La pronuncia del Tribunale Internazionale per il Diritto del Mare

Il Tribunale ha concluso che le emissioni di gas serra prodotte dall’uomo costituiscono una forma di inquinamento marino. Ciò significa che, l’obbligo legale per gli Stati di proteggere e preservare l’ambiente marino definito nella Convenzione ONU sul Diritto del Mare (UNCLOS) si applica anche ai principali responsabili della crisi climatica.

“Gli Stati hanno anche l’obbligo di proteggere e preservare l’ambiente marino dagli impatti del cambiamento climatico e dall’acidificazione degli oceani”. Lo ha dichiarato il Giudice Albert Hoffman, secondo quanto riporta l’agenzia di stampa Euronews, nella lettura del parere consultivo del Tribunale di Amburgo martedì.

“Dove l’ambiente marino è stato degradato, questo obbligo può richiedere misure per ripristinare gli habitat marini e gli ecosistemi”, ha aggiunto il giudice.

Il Tribunale ha sottolineato che le azioni per contrastare il cambiamento climatico devono essere basate su dati scientifici affidabili e che, anche in presenza di incertezze scientifiche, si deve applicare il principio di precauzione previsto dal diritto internazionale.

Inoltre, ha precisato l’ITLOS, anche se uno Stato rispetta gli impegni dell’Accordo di Parigi, questo non significa automaticamente che abbia adempiuto ai suoi doveri legali previsti dalla Convenzione delle Nazioni Unite sul Diritto del Mare (UNCLOS).

Quest’ultimi infatti, sono obblighi indipendenti legati al cambiamento climatico.

Il parere consultivo ha riconosciuto che la Convenzione rappresenta uno strumento per affrontare “l’ingiusta situazione” vissuta dai paesi in via di sviluppo e vulnerabili al clima. Questi infatti hanno contribuito (e contribuiscono, n.d.r.) meno al cambiamento climatico ma ne subiscono le conseguenze più gravi.

Il giudice Hoffman ha affermato che i paesi devono prendere tutte le misure necessarie per evitare che le loro emissioni danneggino gli altri stati e l’ambiente.

Inoltre, ha aggiunto che gli Stati hanno il dovere di aiutare i paesi in via di sviluppo – specialmente quelli più vulnerabili ai cambiamenti climatici – nel combattere l’inquinamento marino causato dalle emissioni.

Il Tribunale ha sottolineato infine che il cambiamento climatico rappresenta una “minaccia esistenziale” che solleva preoccupazioni per i diritti umani, in una pronuncia che conferma e riconosce ancora una volta il legame tra il rispetto dei diritti umani e l’impegno dei paesi ad agire sul clima.
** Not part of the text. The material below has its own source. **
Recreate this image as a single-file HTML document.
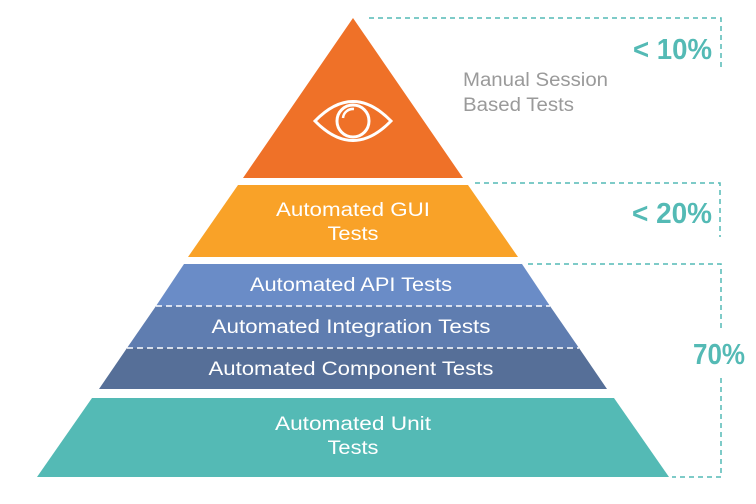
<!DOCTYPE html>
<html><head><meta charset="utf-8"><style>
html,body{margin:0;padding:0;background:#fff;}
svg{display:block;}
.w{font-family:"Liberation Sans",sans-serif;font-size:19px;fill:#fff;text-anchor:middle;}
.p{font-family:"Liberation Sans",sans-serif;font-weight:bold;font-size:29px;fill:#54BAB5;}
</style></head><body>
<svg width="756" height="504" viewBox="0 0 756 504" xmlns="http://www.w3.org/2000/svg">
<polygon points="353,18 463,178 243,178" fill="#EF7128"/>
<polygon points="238,185 468,185 518,257 188,257" fill="#F9A228"/>
<polygon points="184,264 522,264 550,306 156,306" fill="#6A8CC7"/>
<polygon points="156,306 550,306 579,348 127,348" fill="#5F7DB0"/>
<polygon points="127,348 579,348 607,389 99,389" fill="#566F98"/>
<line x1="156" y1="306" x2="550" y2="306" stroke="#fff" stroke-width="1.5" stroke-dasharray="6,4"/>
<line x1="127" y1="348" x2="579" y2="348" stroke="#fff" stroke-width="1.5" stroke-dasharray="6,4"/>
<polygon points="92,398 614,398 669,477 37,477" fill="#54BAB5"/>
<g fill="none" stroke="#fff" stroke-width="3">
<path d="M315,121 Q353,82 391,121 Q353,160 315,121 Z"/>
<circle cx="353" cy="121" r="16"/>
<path d="M343,118 A10,10 0 0 1 354,109" stroke-width="2.5"/>
</g>
<g fill="none" stroke="#54BAB5" stroke-width="1.5" stroke-dasharray="5,4">
<polyline points="369,18 721,18 721,71"/>
<polyline points="475,183 720,183 720,237"/>
<polyline points="528,264 721,264 721,330"/>
<polyline points="721,378 721,477 672,477"/>
</g>
<text class="p" x="633" y="59" textLength="79" lengthAdjust="spacingAndGlyphs">&lt; 10%</text>
<text class="p" x="632" y="223" textLength="80" lengthAdjust="spacingAndGlyphs">&lt; 20%</text>
<text class="p" x="693" y="364" textLength="52" lengthAdjust="spacingAndGlyphs">70%</text>
<text x="463" y="86" font-family="Liberation Sans,sans-serif" font-size="19" fill="#9a9a9a" textLength="145" lengthAdjust="spacingAndGlyphs">Manual Session</text>
<text x="463" y="111" font-family="Liberation Sans,sans-serif" font-size="19" fill="#9a9a9a" textLength="111" lengthAdjust="spacingAndGlyphs">Based Tests</text>
<text class="w" x="353" y="216" textLength="154" lengthAdjust="spacingAndGlyphs">Automated GUI</text>
<text class="w" x="353" y="240" textLength="51" lengthAdjust="spacingAndGlyphs">Tests</text>
<text class="w" x="351" y="291" textLength="202" lengthAdjust="spacingAndGlyphs">Automated API Tests</text>
<text class="w" x="351" y="333" textLength="279" lengthAdjust="spacingAndGlyphs">Automated Integration Tests</text>
<text class="w" x="351" y="375" textLength="285" lengthAdjust="spacingAndGlyphs">Automated Component Tests</text>
<text class="w" x="353" y="430" textLength="156" lengthAdjust="spacingAndGlyphs">Automated Unit</text>
<text class="w" x="353" y="454" textLength="51" lengthAdjust="spacingAndGlyphs">Tests</text>
</svg>
</body></html>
Lo scorso mese infatti, la Corte Europea dei Diritti Umani ha emesso una storica sentenza condannando la Svizzera per aver violato i diritti umani di alcune donne non facendo abbastanza per combattere il riscaldamento globale.

La pronuncia nella lotta al cambiamento climatico

Questo parere consultivo del Tribunale UN per il diritto del mare, anche se non ha un valore vincolante, esperti ritengono potrebbbe influenzare significativamente decisioni future su questioni climatiche.

La decisione potrebbe infatti influenzare i pareri legali della Corte Interamericana dei Diritti Umani e della Corte Internazionale di Giustizia, anche queste chiamate ad esprimersi sugli obblighi climatici degli stati.

Dal canto loro, attivisti e avvocati ambientalisti auspicano che il parere influenzi i negoziati internazionali della COP29 (dall’11 al 24 novembre 2024 in Azerbaijan) spingendo i paesi a fissare obiettivi climatici più ambiziosi.

Per il Primo Ministro di Antigua e Barbuda, Gaston Browne, l’opinione del ITLOS guiderà il lavoro futuro sul “fronte legale e diplomatico per porre fine all’inazione che ha portato (gli stati insulari, n.d.r) sull’orlo di un disastro irreversibile“.